Press Release issued: 4 March 2010
A group of award-winning Scottish-based authors are marking World Book Day today by revealing which books first inspired them to become a writer, and which one they'd miss most if they lost their sight.
They are supporting a campaign by the Royal National Institute of Blind People Scotland to raise awareness of the impact of sight loss. Every week ten people in Scotland start to lose their vision.
The writers include Robin Lloyd Jones, Sara Sheridan, Lari Don, Ken Steven and Simon Puttock.
The full collection of video clips and comments has been posted on the campaign website - www.whatwouldyoulose.org.uk. Members of the public can add their own contributions as well.
RNIB Scotland director John Legg said: "Already members of the public and some well-known personalities from Scottish television, politics and now literature have told us what they'd miss most if they lost their sight. And we'd love to hear from more people. It's vital that we get our message across because with the public's support we can help people who lose their sight to find a life worth leading."
World Book Day is the UK's biggest annual celebration of books and reading. It's 'Read to a Million Kids' initiative will broadcast eleven stories, read by their authors or actors, online on the day.
But RNIB Scotland is also pointing out that only around five per cent of books published in the UK ever make it into alternative formats such as braille, large-print or audio.
"That's a very small proportion," insists Legg. "Needlessly small, given the potential of today's technology. And the few books that are available in alternative formats are usually produced long after normal print copies are published, while the cost of a commercially produced full-length audio book is often five or six times that of a paperback.
"It takes RNIB five days on average to record a 'talking book' and costs between £1,000 and £2,500. Most books available in audio or braille continue to be produced by charities dependent on public donations. We'd like to see many more books made available in accessible formats. But we do very much depend on public support to do all of this."
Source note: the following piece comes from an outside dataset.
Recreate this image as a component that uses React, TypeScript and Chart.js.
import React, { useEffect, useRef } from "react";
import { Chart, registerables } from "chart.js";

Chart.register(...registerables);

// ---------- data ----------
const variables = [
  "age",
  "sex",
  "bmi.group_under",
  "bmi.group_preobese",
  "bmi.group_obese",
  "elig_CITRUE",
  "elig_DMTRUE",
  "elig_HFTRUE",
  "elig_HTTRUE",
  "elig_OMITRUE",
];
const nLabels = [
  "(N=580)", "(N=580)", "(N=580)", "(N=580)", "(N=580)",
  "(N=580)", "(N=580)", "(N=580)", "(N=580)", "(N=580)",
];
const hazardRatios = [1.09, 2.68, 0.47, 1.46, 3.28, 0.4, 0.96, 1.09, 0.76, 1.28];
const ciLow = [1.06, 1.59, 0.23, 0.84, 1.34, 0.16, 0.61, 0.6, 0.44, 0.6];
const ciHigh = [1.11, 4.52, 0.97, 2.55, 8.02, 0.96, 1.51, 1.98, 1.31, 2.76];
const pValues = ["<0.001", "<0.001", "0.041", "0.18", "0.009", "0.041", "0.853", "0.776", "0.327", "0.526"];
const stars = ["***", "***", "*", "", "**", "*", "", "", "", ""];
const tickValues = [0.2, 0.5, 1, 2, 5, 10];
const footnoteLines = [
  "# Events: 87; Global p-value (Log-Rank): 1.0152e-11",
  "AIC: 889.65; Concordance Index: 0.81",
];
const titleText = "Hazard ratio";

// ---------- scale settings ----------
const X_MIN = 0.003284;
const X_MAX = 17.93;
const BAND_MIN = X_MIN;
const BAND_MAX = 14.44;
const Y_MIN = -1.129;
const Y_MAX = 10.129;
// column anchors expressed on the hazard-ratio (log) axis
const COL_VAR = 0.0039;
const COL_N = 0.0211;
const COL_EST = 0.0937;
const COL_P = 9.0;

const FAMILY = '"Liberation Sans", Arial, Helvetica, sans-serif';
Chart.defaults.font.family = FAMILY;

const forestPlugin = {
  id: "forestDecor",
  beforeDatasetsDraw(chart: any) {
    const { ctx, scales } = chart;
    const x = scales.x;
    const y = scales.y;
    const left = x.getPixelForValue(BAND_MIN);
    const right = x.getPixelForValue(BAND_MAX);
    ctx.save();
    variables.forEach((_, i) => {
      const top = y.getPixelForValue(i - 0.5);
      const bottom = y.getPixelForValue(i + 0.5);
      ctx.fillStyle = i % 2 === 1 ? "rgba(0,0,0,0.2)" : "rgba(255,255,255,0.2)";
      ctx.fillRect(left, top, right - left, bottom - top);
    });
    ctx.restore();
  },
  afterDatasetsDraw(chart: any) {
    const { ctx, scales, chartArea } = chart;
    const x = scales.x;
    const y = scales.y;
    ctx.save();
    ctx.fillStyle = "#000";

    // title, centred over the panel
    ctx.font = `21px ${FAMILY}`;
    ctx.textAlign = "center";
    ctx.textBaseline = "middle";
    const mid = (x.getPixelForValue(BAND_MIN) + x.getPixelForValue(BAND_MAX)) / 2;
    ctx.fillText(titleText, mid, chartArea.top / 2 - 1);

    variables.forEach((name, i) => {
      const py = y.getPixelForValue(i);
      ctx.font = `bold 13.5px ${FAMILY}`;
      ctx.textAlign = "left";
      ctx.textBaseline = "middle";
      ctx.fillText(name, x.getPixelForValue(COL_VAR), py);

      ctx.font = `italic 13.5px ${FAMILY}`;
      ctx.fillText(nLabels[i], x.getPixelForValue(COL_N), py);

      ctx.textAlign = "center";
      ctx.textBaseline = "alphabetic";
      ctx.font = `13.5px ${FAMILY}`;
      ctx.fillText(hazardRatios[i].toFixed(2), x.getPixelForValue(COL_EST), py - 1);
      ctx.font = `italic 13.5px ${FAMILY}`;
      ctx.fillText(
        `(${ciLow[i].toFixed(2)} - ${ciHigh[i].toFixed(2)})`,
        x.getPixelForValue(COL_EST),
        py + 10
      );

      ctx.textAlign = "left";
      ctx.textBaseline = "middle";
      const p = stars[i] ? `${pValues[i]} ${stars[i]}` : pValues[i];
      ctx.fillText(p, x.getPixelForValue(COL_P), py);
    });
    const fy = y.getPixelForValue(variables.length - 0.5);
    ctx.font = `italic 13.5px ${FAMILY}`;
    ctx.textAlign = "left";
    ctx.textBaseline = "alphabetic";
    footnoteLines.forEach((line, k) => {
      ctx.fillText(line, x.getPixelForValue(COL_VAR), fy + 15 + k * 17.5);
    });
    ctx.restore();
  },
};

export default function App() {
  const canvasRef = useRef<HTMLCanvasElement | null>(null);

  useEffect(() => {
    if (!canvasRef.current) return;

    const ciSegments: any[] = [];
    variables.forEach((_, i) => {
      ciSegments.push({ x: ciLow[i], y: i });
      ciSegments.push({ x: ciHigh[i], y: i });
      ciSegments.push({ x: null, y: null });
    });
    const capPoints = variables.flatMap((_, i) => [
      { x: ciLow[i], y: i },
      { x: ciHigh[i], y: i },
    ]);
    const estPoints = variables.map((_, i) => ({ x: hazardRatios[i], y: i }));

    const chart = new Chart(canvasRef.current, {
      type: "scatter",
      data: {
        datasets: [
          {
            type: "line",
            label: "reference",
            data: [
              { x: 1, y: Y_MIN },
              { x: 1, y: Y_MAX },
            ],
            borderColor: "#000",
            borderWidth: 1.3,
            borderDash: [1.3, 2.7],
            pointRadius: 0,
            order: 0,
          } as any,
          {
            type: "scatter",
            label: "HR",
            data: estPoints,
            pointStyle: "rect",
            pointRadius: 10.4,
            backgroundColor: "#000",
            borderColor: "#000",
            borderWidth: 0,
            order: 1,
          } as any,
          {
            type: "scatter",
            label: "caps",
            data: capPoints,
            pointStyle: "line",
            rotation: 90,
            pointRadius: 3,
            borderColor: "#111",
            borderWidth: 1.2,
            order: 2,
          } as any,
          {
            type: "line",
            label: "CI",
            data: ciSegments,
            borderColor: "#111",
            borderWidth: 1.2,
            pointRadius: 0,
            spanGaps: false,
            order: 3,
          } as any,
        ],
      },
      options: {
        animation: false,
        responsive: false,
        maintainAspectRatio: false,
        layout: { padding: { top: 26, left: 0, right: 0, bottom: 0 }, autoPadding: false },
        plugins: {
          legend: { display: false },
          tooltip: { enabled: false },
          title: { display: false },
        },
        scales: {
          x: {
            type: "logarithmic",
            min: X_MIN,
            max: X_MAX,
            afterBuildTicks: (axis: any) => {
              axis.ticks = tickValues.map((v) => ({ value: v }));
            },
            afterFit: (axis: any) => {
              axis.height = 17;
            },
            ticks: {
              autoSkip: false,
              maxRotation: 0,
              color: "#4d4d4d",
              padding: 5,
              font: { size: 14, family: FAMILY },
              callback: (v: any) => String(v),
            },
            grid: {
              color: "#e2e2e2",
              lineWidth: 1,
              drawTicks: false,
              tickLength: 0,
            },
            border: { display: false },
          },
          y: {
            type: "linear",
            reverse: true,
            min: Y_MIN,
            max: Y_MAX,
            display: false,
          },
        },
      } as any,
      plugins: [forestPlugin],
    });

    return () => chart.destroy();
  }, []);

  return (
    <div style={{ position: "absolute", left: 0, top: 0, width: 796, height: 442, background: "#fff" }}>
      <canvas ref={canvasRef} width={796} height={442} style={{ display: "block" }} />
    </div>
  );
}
Robin Lloyd Jones, author of 'Lord of the Dance', said: "I wanted to write fiction that was both funny and serious and had doubts about whether I could do it until I read J G Farrell's 1973 Booker Prize winning novel 'The Siege of Krishnapur.' He showed me how an eye for the quirky, richly absurd side of human nature could be combined with writing about deep themes. I know my wife would read this novel aloud to me if I lost my sight, but it is not the same as reading it for oneself, pausing to reflect on various passages, or savouring them slowly and lovingly."
Sara Sheridan, author of 'Truth or Dare', said: "For me it's Maurice Sendak's children's classic 'Where The Wild Things Are'. Even seeing the cover illustration makes me smile. On account of the memories that go alongside it - and by now I must have heard or read the story hundreds of times. It's definitely the book I would miss most. Many books would still be available to me if I lost my sight, albeit as recordings or in Braille. It is the stories where illustration is an integral part of the reading experience that would completely change."
Simon Puttock, author of the children's books 'A Ladder to the Stars' and 'Stella to Earth', said: "'The Little Bookroom' by Eleanor Farjeon is a book of short stories that between them journeys from gleefully, rib-achingly funny to poignantly, unforgettably moving, calling in at adventure, philosophy, fantasy, drama along the way. To not be able to lay my hands on my now somewhat battered copy would be to feel, in some way, cut off from some very essential part of who I am."
Edinburgh-based Julie Lacome, an illustrator for children's books, has personal experience of the trauma of sight loss due to multiple sclerosis. "This has caused me to experience periods of blindness in one eye for a number of months at a time," she said. "Fortunately, my sight has returned each time. As an illustrator, art has always played a major part in my life. But having experienced the shock of losing sight literally overnight I've been forced to consider how devastated I would be if it never returned." Julie chose the children's book 'Simp' by John Burningham.